Articolo tratto da Corriere.it
In Italia ne crescono già 49 e ora ne arrivano altre 10: sono le piante nate da semi di specie sopravvissute ai bombardamenti di Hiroshima e Nagasaki. Si chiamano Hibakujumoku e sono un simbolo di speranza e resilienza. Le distribuiscono ogni anno Pefc Italia e l’Associazione Mondo senza Guerre e senza Violenza. Si chiamano Hibakujumoku, sono gli Alberi della Pace – oltre 160 classificati in più di 30 specie -, nati dai semi di piante sopravvissute ai bombardamenti di Hiroshima e Nagasaki. Sono un simbolo di speranza e resilienza, perché sono piante che si trovavano sul terreno nel raggio di due chilometri dall’epicentro delle esplosioni nucleari.
Dal 2020 Pefc Italia, che si occupa della gestione sostenibile delle foreste, assieme all’Associazione Mondo senza Guerre e senza Violenza-Biodiversità Nonviolenta, distribuisce ogni anno 10 alberi nati dai semi degli Hibakujumoku e li affida alle cure di organizzazioni, scuole e istituzioni che si sono distinte per progetti e attività a favore della pace, dell’ambiente e della inclusione sociale.
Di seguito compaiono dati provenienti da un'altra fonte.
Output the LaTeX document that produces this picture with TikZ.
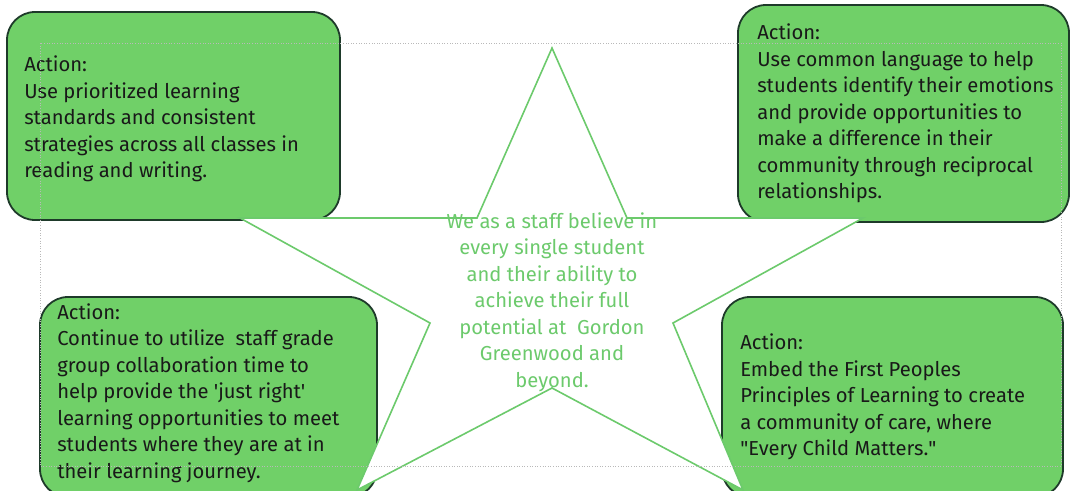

E ad oggi già 49 alberi Hibakujumoku crescono in tutta Italia, dal Nord al Sud, da Varese a Udine, da Livorno a Reggio Calabria. I primi sono stati consegnati al Kilometro Verde di Parma e alla Biblioteca San Matteo degli Armeni a Perugia. E via via al Parco della Pace di Vicenza; all’associazione Pro Ponte di Perugia Ponte San Giovanni; al Comune di Pesaro, all’associazione Nuova Acropoli di Bologna. Il termine giapponese – composto da hibaku «bombardato, esposto a radiazione nucleare», e jumoku cioè «albero» o «bosco» – è stato coniato per indicare un albero che è stato esposto ai bombardamenti atomici ed è sopravvissuto o ha rigermogliato dalle medesime radici.
«Sono testimoni silenziosi di una tragedia che segna indelebilmente – sottolinea Marco Bussone, presidente Pefc – il percorso dell’umanità, portano messaggi oggi più che mai necessari, soprattutto considerando i drammatici conflitti attualmente in corso nel mondo. Gli Hibakujumoku sono un monito vivente contro la guerra e l’uso di armi di distruzione di massa ma anche la ferma dimostrazione della forza e della capacità di rinascita insita nella natura». Attraverso la simbolica sopravvivenza degli Hibakujumoku, il mondo continua a imparare le lezioni di Hiroshima e Nagasaki, sperando in un futuro senza armi nucleari. E aggiunge Bussone «la pace si costruisce anche con un nuovo approccio agli ecosistemi, fermando deforestazione e sfruttamenti illegali di superfici forestali, generando nuovi legami tra chi produce e chi consuma i beni pubblici naturali. Percorsi che intrecciano in modo nuovo il Capitale umano e il Capitale naturale».